Abstract

Thin filament-linked proteins actin, tropomyosin, and troponin are the major regulators of cardiac and skeletal muscle that activate contraction through calcium-mediated conformational changes. Single point mutations within the cardiac forms of these proteins cause hypertrophic (HCM) and dilated (DCM) cardiomyopathy, affecting more than 1 in every 500 people. In order to determine mechanisms of thin filament regulation and the initial mutation-associated insults that arise during disease development, it is necessary to define the molecular interactions of the thin filament components. The TnT tail (TnT1), and more specifically the N-terminal region (residues 1-156 in cardiac TnT isoform 6), tethers the troponin core domain (i.e. TnT2, TnC and TnI) to tropomyosin on the thin filament and thereby assumes the 40 nm tropomyosin periodicity. Additionally, TnT1 stabilizes the tropomyosin head-to-tail domain to form cables spanning the full filament. TnT1-156also contains more than one third of all thin filament mutations that cause HCM and DCM. Because no high-resolution structure of this region is available, residue-level interactions with tropomyosin as well as the positions of many HCM and DCM point mutants remain elusive.
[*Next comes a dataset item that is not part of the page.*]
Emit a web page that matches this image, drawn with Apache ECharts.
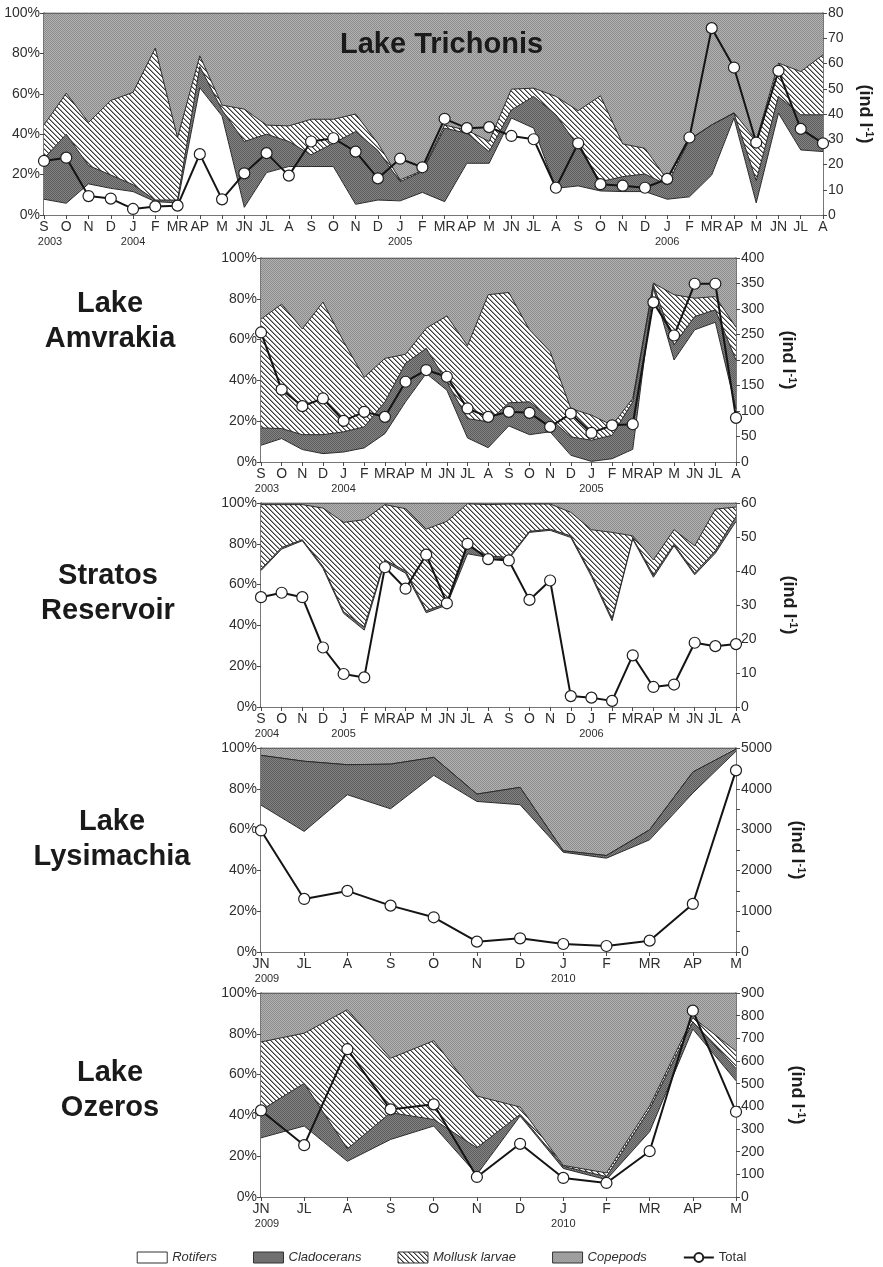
<!DOCTYPE html>
<html>
<head>
<meta charset="utf-8">
<script src="https://cdn.jsdelivr.net/npm/echarts@6/dist/echarts.min.js"></script>
<style>
  html, body { margin: 0; padding: 0; background: #fff; }
  #chart { width: 883px; height: 1267px; }
</style>
</head>
<body>
<div id="chart"></div>
<script>
// ---------- categories ----------
const trichonisMonths = ['S','O','N','D','J','F','MR','AP','M','JN','JL','A',
                         'S','O','N','D','J','F','MR','AP','M','JN','JL','A',
                         'S','O','N','D','J','F','MR','AP','M','JN','JL','A'];
const trichonisYears = [[0,'2003'],[4,'2004'],[16,'2005'],[28,'2006']];

const amvrakiaMonths = ['S','O','N','D','J','F','MR','AP','M','JN','JL','A',
                        'S','O','N','D','J','F','MR','AP','M','JN','JL','A'];
const amvrakiaYears = [[0,'2003'],[4,'2004'],[16,'2005']];

const stratosMonths = ['S','O','N','D','J','F','MR','AP','M','JN','JL','A',
                       'S','O','N','D','J','F','MR','AP','M','JN','JL','A'];
const stratosYears = [[0,'2004'],[4,'2005'],[16,'2006']];

const lysimachiaMonths = ['JN','JL','A','S','O','N','D','J','F','MR','AP','M'];
const lysimachiaYears = [[0,'2009'],[7,'2010']];

const ozerosMonths = ['JN','JL','A','S','O','N','D','J','F','MR','AP','M'];
const ozerosYears = [[0,'2009'],[7,'2010']];

// ---------- Lake Trichonis: composition (%) and total (ind l-1) ----------
const trichonisRotifers    = [7.8,5.8,15.4,13.2,11.6,6.6,6,63,49,3.8,21,24, 24,24,5.3,7.4,7,11.2,6.6,25.6,25.6,48,43,13.2, 14.4,11.9,11.6,11.6,7.8,9,19.8,48,6,50.4,32.2,31.4];
const trichonisCladocerans = [20.2,34.2,9.1,6.6,3.4,0.8,1.4,10.5,3,32.6,19,12.4, 5.8,11.5,36,24.6,9.5,10.3,36.4,14.9,5.8,4,15.7,36.4, 19.5,4.6,7.4,8.7,7.1,28.2,24.8,2.4,11,8.3,17.4,18.2];
const trichonisMollusks    = [16.6,20.3,21.3,36.9,45.7,75.2,30.9,5.3,2.4,16,4.5,7.7, 17.6,11.9,8.7,3.5,0.9,0.5,1.5,1.5,5,10.3,4.1,9.1, 17.7,42.5,16.2,12.7,2.5,0.3,0,0.2,20,16.5,21.4,29.7];
const trichonisCopepods    = [55.4,39.7,54.2,43.3,39.3,17.4,61.7,21.2,45.6,47.6,55.5,55.9, 52.6,52.6,50,64.5,82.6,78,55.5,58,63.6,37.7,37.2,41.3, 48.4,41,64.8,67,82.6,62.5,55.4,49.4,63,24.8,29,20.7];
const trichonisTotal       = [21.4,22.7,7.5,6.5,2.4,3.4,3.7,24.1,6.2,16.5,24.5,15.6, 29.1,30.4,25.1,14.5,22.3,18.9,38.1,34.4,34.8,31.3,30,10.8, 28.4,12.2,11.6,10.8,14.3,30.7,74,58.4,28.7,57.1,34.1,28.4];

// ---------- Lake Amvrakia ----------
const amvrakiaRotifers    = [8.2,11.5,6.1,4.1,4.9,6.9,13.9,29.5,43.4,35.2,11.8,7, 17.7,13.4,14.8,3.3,0.3,1.6,6.2,85.2,50,64.8,68.5,26];
const amvrakiaCladocerans = [8.5,4.9,7.3,9.3,9.9,10.3,15.6,18.9,12.3,4.1,9.5,12.7, 11.3,16.1,6.5,9,10.4,11.5,23.3,1.7,7.4,6.5,6.1,24];
const amvrakiaMollusks    = [53.3,61,51.8,65,44.2,24.3,21.3,4.4,9.9,32.3,35.7,62.3, 54.1,35.3,32.8,13.9,12.3,4.9,1.6,0.8,24.6,9,6.5,16];
const amvrakiaCopepods    = [30,22.6,34.8,21.6,41,58.5,49.2,47.2,34.4,28.4,43,18, 16.9,35.2,45.9,73.8,77,82,68.9,12.3,18,19.7,18.9,34];
const amvrakiaTotal       = [254,142,109.5,124.6,80.7,98.4,88.5,157.4,180.3,167.2,105,88.5, 98.4,96.4,68.9,95,57,72,74,313,248,349.5,349.5,86.6];

// ---------- Stratos Reservoir ----------
const stratosRotifers    = [66.9,77.4,81.5,68,45.9,37.7,71.3,65.6,46.2,50,75.1,73.3, 72.5,85.6,86.6,83.1,64,42.3,82.3,63.6,79,64.8,75.4,91];
const stratosCladocerans = [0.6,0.8,0.5,0.9,0.8,1.6,0.8,1.1,1,0.8,3.6,0.8, 0.8,0.5,0.6,0.8,1,1.1,0.5,1.2,0.8,0.8,1.2,2.4];
const stratosMollusks    = [31.7,21,17.2,28.6,43.8,52.5,27.1,30.5,40,40.2,20.9,25.1, 26.2,13.4,12.3,11.5,21.9,42.2,1.1,7.3,7.1,13.4,20.4,4.6];
const stratosCopepods    = [0.8,0.8,0.8,2.5,9.5,8.2,0.8,2.8,12.8,9,0.4,0.8, 0.5,0.5,0.5,4.6,13.1,14.4,16.1,27.9,13.1,21,3,2];
const stratosTotal       = [32.3,33.6,32.3,17.5,9.7,8.7,41.1,34.8,44.8,30.5,48,43.5, 43.1,31.5,37.2,3.2,2.75,1.8,15.2,5.9,6.6,18.9,17.9,18.5];

// ---------- Lake Lysimachia ----------
const lysimachiaRotifers    = [72,59.1,77.1,70.2,86.6,73.8,72.2,48.9,46,55,77.9,98.4];
const lysimachiaCladocerans = [24.4,34.4,14.7,21.9,8.8,3.6,8.5,0.7,1.3,4.9,10.3,1.1];
const lysimachiaMollusks    = [0,0,0,0,0,0,0,0,0,0,0,0];
const lysimachiaCopepods    = [3.6,6.5,8.2,7.9,4.6,22.6,19.3,50.4,52.7,40.1,11.8,0.5];
const lysimachiaTotal       = [2979,1301,1497,1137,851,254,335,196,147,278,1178,4452];

// ---------- Lake Ozeros ----------
const ozerosRotifers    = [29,34.8,17.5,28.2,34.8,11,39.7,14,8.5,32,82.3,57];
const ozerosCladocerans = [13.5,20.9,6.1,13.1,3.2,13.1,0.8,1,1.5,11,3.6,6];
const ozerosMollusks    = [33.5,24.6,68.2,26.7,38.6,25.4,3.6,0.5,1.8,1.6,2.1,8.5];
const ozerosCopepods    = [24,19.7,8.2,32,23.4,50.5,55.9,84.5,88.2,55.4,12,28.5];
const ozerosTotal       = [382,228.7,652,386.5,408.7,88.5,234.6,84.1,62,202,822,376];

// ---------- fills ----------
const FONT = '"Liberation Sans", Arial, Helvetica, sans-serif';

function ditherFill(a, b) {
  const c = document.createElement('canvas');
  c.width = c.height = 4;
  const ctx = c.getContext('2d');
  for (let y = 0; y < 4; y++) for (let x = 0; x < 4; x++) {
    ctx.fillStyle = ((x + y) % 2 === 0) ? a : b;
    ctx.fillRect(x, y, 1, 1);
  }
  return { image: c, repeat: 'repeat' };
}
function hatchFill() {
  const s = 5;
  const c = document.createElement('canvas');
  c.width = c.height = s;
  const ctx = c.getContext('2d');
  ctx.fillStyle = '#ffffff';
  ctx.fillRect(0, 0, s, s);
  for (let y = 0; y < s; y++) for (let x = 0; x < s; x++) {
    const d = ((x - y) % s + s) % s;
    if (d === 0) { ctx.fillStyle = '#3a3a3a'; ctx.fillRect(x, y, 1, 1); }
    else if (d === 1) { ctx.fillStyle = '#9a9a9a'; ctx.fillRect(x, y, 1, 1); }
  }
  return { image: c, repeat: 'repeat' };
}
const FILL_ROT = '#ffffff';
const FILL_CLAD = ditherFill('#5c5c5c', '#848484');
const FILL_MOLL = hatchFill();
const FILL_COPE = ditherFill('#8c8c8c', '#b2b2b2');

// ---------- panel layout ----------
const panels = [
  { months: trichonisMonths, years: trichonisYears,
    layers: [trichonisRotifers, trichonisCladocerans, trichonisMollusks, trichonisCopepods],
    total: trichonisTotal, max: 80, step: 10, labelStep: 10,
    box: [44, 13, 781, 202], nameGap: 32 },
  { months: amvrakiaMonths, years: amvrakiaYears,
    layers: [amvrakiaRotifers, amvrakiaCladocerans, amvrakiaMollusks, amvrakiaCopepods],
    total: amvrakiaTotal, max: 400, step: 50, labelStep: 50,
    box: [261, 258, 475, 204], nameGap: 42 },
  { months: stratosMonths, years: stratosYears,
    layers: [stratosRotifers, stratosCladocerans, stratosMollusks, stratosCopepods],
    total: stratosTotal, max: 60, step: 10, labelStep: 10,
    box: [261, 503, 475, 204], nameGap: 43 },
  { months: lysimachiaMonths, years: lysimachiaYears,
    layers: [lysimachiaRotifers, lysimachiaCladocerans, lysimachiaMollusks, lysimachiaCopepods],
    total: lysimachiaTotal, max: 5000, step: 500, labelStep: 1000,
    box: [261, 748, 475, 204], nameGap: 51 },
  { months: ozerosMonths, years: ozerosYears,
    layers: [ozerosRotifers, ozerosCladocerans, ozerosMollusks, ozerosCopepods],
    total: ozerosTotal, max: 900, step: 100, labelStep: 100,
    box: [261, 993, 475, 204], nameGap: 51 }
];

const layerNames = ['Rotifers', 'Cladocerans', 'Mollusk larvae', 'Copepods'];
const layerFills = [FILL_ROT, FILL_CLAD, FILL_MOLL, FILL_COPE];
const layerZ = [5, 4, 3, 2];

const AXIS_COLOR = '#4a4a4a';
const TEXT_COLOR = '#2e2e2e';

const grid = [], xAxis = [], yAxis = [], series = [];

panels.forEach((p, i) => {
  grid.push({ left: p.box[0], top: p.box[1], width: p.box[2], height: p.box[3] });

  xAxis.push({
    type: 'category', gridIndex: i, data: p.months, boundaryGap: false,
    axisLine: { lineStyle: { color: AXIS_COLOR, width: 1.5 } },
    axisTick: { show: true, length: 4, interval: 0, lineStyle: { color: AXIS_COLOR } },
    axisLabel: {
      interval: 0, margin: 5, hideOverlap: false,
      formatter: (v, idx) => {
        const y = p.years.find(e => e[0] === idx);
        if (!y) return '{m|' + v + '}';
        return '{m|' + v + '}\n{' + (idx === 0 ? 'y0' : 'y') + '|' + y[1] + '}';
      },
      rich: {
        m: { fontFamily: FONT, fontSize: 14, lineHeight: 15, color: TEXT_COLOR },
        y: { fontFamily: FONT, fontSize: 11, lineHeight: 13, color: TEXT_COLOR },
        y0: { fontFamily: FONT, fontSize: 11, lineHeight: 13, color: TEXT_COLOR, padding: [0, 0, 0, 12] }
      }
    }
  });

  yAxis.push({
    type: 'value', gridIndex: i, position: 'left', min: 0, max: 100, interval: 20,
    axisLine: { show: true, lineStyle: { color: AXIS_COLOR, width: 1.5 } },
    axisTick: { show: true, length: 4, lineStyle: { color: AXIS_COLOR } },
    splitLine: { show: false },
    axisLabel: { formatter: '{value}%', fontFamily: FONT, fontSize: 14, color: TEXT_COLOR, margin: 4 }
  });

  yAxis.push({
    type: 'value', gridIndex: i, position: 'right', min: 0, max: p.max, interval: p.step,
    axisLine: { show: true, lineStyle: { color: AXIS_COLOR, width: 1.5 } },
    axisTick: { show: true, length: 4, lineStyle: { color: AXIS_COLOR } },
    splitLine: { show: false },
    axisLabel: {
      fontFamily: FONT, fontSize: 14, color: TEXT_COLOR, margin: 5,
      formatter: v => (v % p.labelStep === 0 ? String(v) : '')
    },
    name: '{a|(ind l}{s|-1}{a|)}',
    nameLocation: 'middle', nameRotate: -90, nameGap: p.nameGap,
    nameTextStyle: {
      rich: {
        a: { fontFamily: FONT, fontSize: 18, fontWeight: 'bold', color: '#1e1e1e', lineHeight: 20 },
        s: { fontFamily: FONT, fontSize: 11, fontWeight: 'bold', color: '#1e1e1e', lineHeight: 11, verticalAlign: 'top' }
      }
    }
  });

  p.layers.forEach((vals, k) => {
    series.push({
      name: layerNames[k], type: 'line', xAxisIndex: i, yAxisIndex: 2 * i,
      stack: 'lake' + i, data: vals, symbol: 'none', z: layerZ[k],
      silent: true, emphasis: { disabled: true },
      lineStyle: { color: '#2a2a2a', width: 1 },
      itemStyle: { color: '#888' },
      areaStyle: { color: layerFills[k], opacity: 1 }
    });
  });

  series.push({
    name: 'Total', type: 'line', xAxisIndex: i, yAxisIndex: 2 * i + 1,
    data: p.total, symbol: 'circle', symbolSize: 11, z: 10,
    emphasis: { disabled: true },
    lineStyle: { color: '#141414', width: 2 },
    itemStyle: { color: '#ffffff', borderColor: '#1e1e1e', borderWidth: 1.2 }
  });
});

// Lake names
const titleFont = 'bold 29px ' + FONT;
const nameText = (text, x, y, align) => ({
  type: 'text', x, y, z: 100, zlevel: 0, silent: true,
  style: { text, font: titleFont, fill: '#1a1a1a', lineHeight: 35,
           align, textAlign: align, verticalAlign: 'middle', textVerticalAlign: 'middle' }
});

const chart = echarts.init(document.getElementById('chart'), null, { renderer: 'canvas' });
chart.setOption({
  animation: false,
  backgroundColor: '#ffffff',
  grid, xAxis, yAxis, series,
  legend: {
    top: 1246, left: 'center', itemWidth: 30, itemHeight: 11, itemGap: 36,
    selectedMode: false,
    textStyle: { fontFamily: FONT, fontSize: 13, fontStyle: 'italic', color: TEXT_COLOR },
    data: [
      { name: 'Rotifers', icon: 'rect', itemStyle: { color: FILL_ROT, borderColor: '#333', borderWidth: 1 } },
      { name: 'Cladocerans', icon: 'rect', itemStyle: { color: FILL_CLAD, borderColor: '#333', borderWidth: 1 } },
      { name: 'Mollusk larvae', icon: 'rect', itemStyle: { color: FILL_MOLL, borderColor: '#333', borderWidth: 1 } },
      { name: 'Copepods', icon: 'rect', itemStyle: { color: FILL_COPE, borderColor: '#333', borderWidth: 1 } },
      { name: 'Total', textStyle: { fontStyle: 'normal' } }
    ]
  },
  graphic: {
    elements: [
      nameText('Lake Trichonis', 340, 45, 'left'),
      nameText('Lake\nAmvrakia', 110, 321, 'center'),
      nameText('Stratos\nReservoir', 108, 593, 'center'),
      nameText('Lake\nLysimachia', 112, 839, 'center'),
      nameText('Lake\nOzeros', 110, 1090, 'center')
    ]
  }
});
</script>
</body>
</html>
We are using cryo-electron microscopy to solve the high-resolution structure of the cardiac actin-tropomyosin-TnT1-156 complex. The complex has been fully optimized and 2-dimensional class averages display clear TnT density on actin-tropomyosin. 3-dimensional reconstructions reveal that TnT1-156 makes the tropomyosin appear broader and flatter, consistent with an α-helix binding alongside tropomyosin, rather than hovering over it. Given current cryo-EM optimization at nanometer resolution, we anticipate resolution to near-atomic levels, thus leading to the residue-level determination of the TnT-tropomyosin interaction and a more precise understanding of mutation-associated deficits.